Last Friday, coinciding with Earth Day celebrations worldwide, Britain’s National Grid announced to the media it produced 24 hours of electricity without burning coal, the first time Britain’s power went coal-free in 135 years.
“First coal-free day in Britain since Industrial Revolution” read the BBC news headline.
Britain’s National Grid has gradually been replacing its coal-based electricity plants. The country already went coal-free for several hours during several periods over the past few years. Last May, for instance, solar power in the UK produced more electricity than coal across the whole month, according to research by analysts at Carbon Brief, a UK-based web site covering the latest developments in climate science, climate policy and energy policy.
The British government has pledged to phase out all coal-fired electricity by 2025. Coal accounted for only 23 percent of Britain’s electric power in 2015, and was only at 9 percent last year.
But while the coal industry is undergoing what many analysts and investors say is a permanent downsizing not only in Britain, but in many parts of the world, coal demand in Southeast Asian countries, including the Philippines, is set to triple in the next 25 years.
A recent BusinessMirror special report, “Power struggle: Solar, wind challenge coal as more affordable energy source”, said the Philippines has 30 coal-operating contracts in the development and production phase; 48 coal-operating contracts in the exploration phase; and 83 small-scale coal-mining operators as of July 2016.
According to the Department of Energy, coal has the highest contribution to the country’s current power-generation mix at almost 45 percent as of 2015. Based on the current installed power-generation capacity of 18,765 megawatts (MW), a 45-percent share translates to $8.54 billion in coal investments.
It’s not an exaggeration to say the coal industry is booming in the Philippines, bucking a global trend and giving gasping coal exporters hope. We seem to be embracing coal while others are walking away from it, even after our country has officially ratified its commitment to the Paris Agreement to reduce carbon emissions by 70 percent in 2030.
The construction of a coal plant anywhere in the Philippines would always face significant environmental and social challenges, more so now that climate-change concerns have become a global focus and other countries are greening their grids. Plans to build more coal plants have already sparked protests and negative media attention from environment activists in various parts of the country.
The government says coal plants are part of a critical energy infrastructure that can provide our fast-developing industries and regions with the much-needed energy security they lack right now. Energy officials also say modern coal plants can be cleaner and safer than most conventional coal plants, as they use new and advanced technology, and that demands to produce 100-percent electricity from renewable energy are impossible.

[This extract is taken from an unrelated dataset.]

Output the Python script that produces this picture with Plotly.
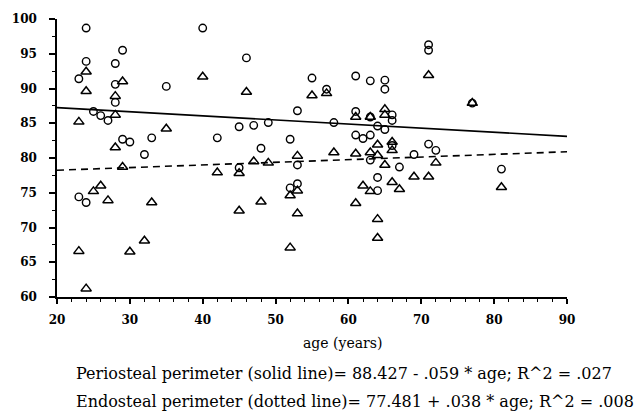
import plotly.graph_objects as go

# Periosteal perimeter (circles)
peri_age = [24, 40, 29, 24, 28, 23, 28, 35, 28, 25, 26, 27, 29, 30, 33, 32, 42, 23, 24,
            46, 55, 61, 63, 65, 65, 57, 53, 61, 63, 66, 66, 64, 65, 58, 49, 47, 45, 52, 48,
            61, 62, 63, 45, 53, 63, 64, 53, 52, 64,
            71, 71, 77, 69, 71, 72, 67, 81, 66]
peri_val = [98.7, 98.7, 95.5, 93.9, 93.6, 91.4, 90.6, 90.3, 88.0, 86.7, 86.1, 85.4, 82.7, 82.3, 82.9, 80.5, 82.9, 74.4, 73.6,
            94.4, 91.5, 91.8, 91.1, 91.2, 89.9, 89.9, 86.8, 86.7, 85.9, 86.2, 85.4, 84.6, 84.1, 85.1, 85.1, 84.7, 84.5, 82.7, 81.4,
            83.3, 82.8, 83.3, 78.6, 79.0, 79.7, 77.2, 76.3, 75.7, 75.3,
            96.3, 95.5, 87.9, 80.5, 82.0, 81.1, 78.7, 78.4, 81.8]

# Endosteal perimeter (triangles)
endo_age = [24, 24, 29, 40, 28, 23, 28, 35, 28, 29, 42, 26, 25, 27, 33, 32, 23, 30, 24,
            46, 55, 57, 61, 63, 65, 65, 53, 58, 61, 63, 64, 64, 66, 66, 45, 47, 49, 65, 66,
            53, 52, 62, 63, 48, 45, 53, 61, 64, 64, 52, 67, 69, 71, 72, 71, 77, 81]
endo_val = [92.4, 89.6, 91.0, 91.7, 88.9, 85.2, 86.2, 84.2, 81.5, 78.7, 77.9, 76.0, 75.2, 73.9, 73.6, 68.1, 66.6, 66.5, 61.2,
            89.5, 89.0, 89.3, 85.9, 85.9, 87.0, 86.2, 80.3, 80.8, 80.6, 80.8, 81.9, 80.4, 82.3, 81.1, 77.8, 79.5, 79.3, 79.0, 76.5,
            75.3, 74.6, 76.0, 75.2, 73.7, 72.4, 72.0, 73.5, 71.2, 68.5, 67.1, 75.5, 77.3, 77.3, 79.3, 91.9, 87.9, 75.8]

# Regression coefficients
peri_intercept, peri_slope = 88.427, -0.059
endo_intercept, endo_slope = 77.481, 0.038
line_ages = [20, 90]

x_tick_vals = [20, 30, 40, 50, 60, 70, 80, 90]
y_tick_vals = [60, 65, 70, 75, 80, 85, 90, 95, 100]

caption1 = "Periosteal perimeter (solid line)= 88.427 - .059 * age; R^2 = .027"
caption2 = "Endosteal perimeter (dotted line)= 77.481 + .038 * age; R^2 = .008"
x_title = "age (years)"

FONT = "DejaVu Serif"

fig = go.Figure()
fig.add_trace(go.Scatter(
    x=line_ages, y=[peri_intercept + peri_slope * a for a in line_ages],
    mode="lines", line=dict(color="black", width=1.6), showlegend=False, hoverinfo="skip"))
fig.add_trace(go.Scatter(
    x=line_ages, y=[endo_intercept + endo_slope * a for a in line_ages],
    mode="lines", line=dict(color="black", width=1.6, dash="7px,5px"), showlegend=False, hoverinfo="skip"))
fig.add_trace(go.Scatter(
    x=peri_age, y=peri_val, mode="markers",
    marker=dict(symbol="circle-open", size=7.5, color="black", line=dict(width=1.4, color="black")),
    showlegend=False))
fig.add_trace(go.Scatter(
    x=endo_age, y=endo_val, mode="markers",
    marker=dict(symbol="triangle-up-open", size=9, color="black", line=dict(width=1.5, color="black")),
    showlegend=False))

fig.update_layout(
    width=640, height=411,
    margin=dict(l=57, r=73, t=16, b=114),
    paper_bgcolor="white", plot_bgcolor="white",
    font=dict(family=FONT, color="black", size=13),
)
fig.update_xaxes(
    range=[20, 90], tickvals=x_tick_vals, ticktext=[str(v) for v in x_tick_vals],
    showgrid=False, zeroline=False, showline=True, linecolor="black", linewidth=2,
    ticks="outside", ticklen=5, tickwidth=1.5, tickcolor="black",
    tickfont=dict(family=FONT, size=12, weight="bold"), ticklabelstandoff=6,
    minor=dict(dtick=2, ticks="outside", ticklen=3, tickwidth=1, tickcolor="black", showgrid=False),
)
fig.update_yaxes(
    range=[60, 100], tickvals=y_tick_vals, ticktext=[str(v) for v in y_tick_vals],
    showgrid=False, zeroline=False, showline=True, linecolor="black", linewidth=1.5,
    ticks="outside", ticklen=6, tickwidth=1.5, tickcolor="black",
    tickfont=dict(family=FONT, size=12, weight="bold"), ticklabelstandoff=10,
    minor=dict(dtick=2.5, ticks="outside", ticklen=3, tickwidth=1, tickcolor="black", showgrid=False),
)

fig.add_annotation(text=x_title, xref="paper", yref="paper", x=0.559, y=-0.165,
                   xanchor="center", yanchor="middle", showarrow=False,
                   font=dict(family=FONT, size=14))
fig.add_annotation(text=caption1, xref="paper", yref="paper", x=0.033, y=-0.275,
                   xanchor="left", yanchor="middle", showarrow=False,
                   font=dict(family=FONT, size=16))
fig.add_annotation(text=caption2, xref="paper", yref="paper", x=0.033, y=-0.375,
                   xanchor="left", yanchor="middle", showarrow=False,
                   font=dict(family=FONT, size=16))

fig.write_html("out.html")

But there is also clearly something wrong in the picture when a country that has abundant renewable-energy resources still has a strong dependence on coal power plants, even as other countries are shifting to renewable energy in the hope of curbing climate change.
Carbon emissions from coal are the worst, according to a recent Greenpeace study, “Coal: A public health crisis [Diseases and deaths attributed to coal use in the Philippines]”.
Deaths due to stroke, heart and other cardiovascular diseases, and respiratory
illnesses due to air pollution may go up from the current 960 annual premature deaths to 2,410 deaths per year, with the construction and operation of more coal power plants in the Philippines, the study said.
The study was based on research conducted by Harvard University on the impacts of emissions coming from coal-fired power plants in selected countries in Asia. The Philippine version evaluated 13 operational coal-fired power plants in the Philippines with a combined installed capacity of 3,799.10 MW, as well as the potential impacts of plans to build new coal-fired power plants, which could dramatically increase levels of sulfur dioxide, nitrogen oxide and other harmful emissions.
We urge the government to continue exploring the many currently available alternatives to coal power that would allow us to meet our energy needs while reducing emissions of greenhouse gases and other pollutants, including renewable-energy sources, like wind, solar, hydro and biomass.
While the direct price of electricity from the country’s coal plants may be low, it doesn’t reflect the staggering and lasting costs of coal-related air and water pollution, mining accidents, permanently altered landscapes and climate-change effects.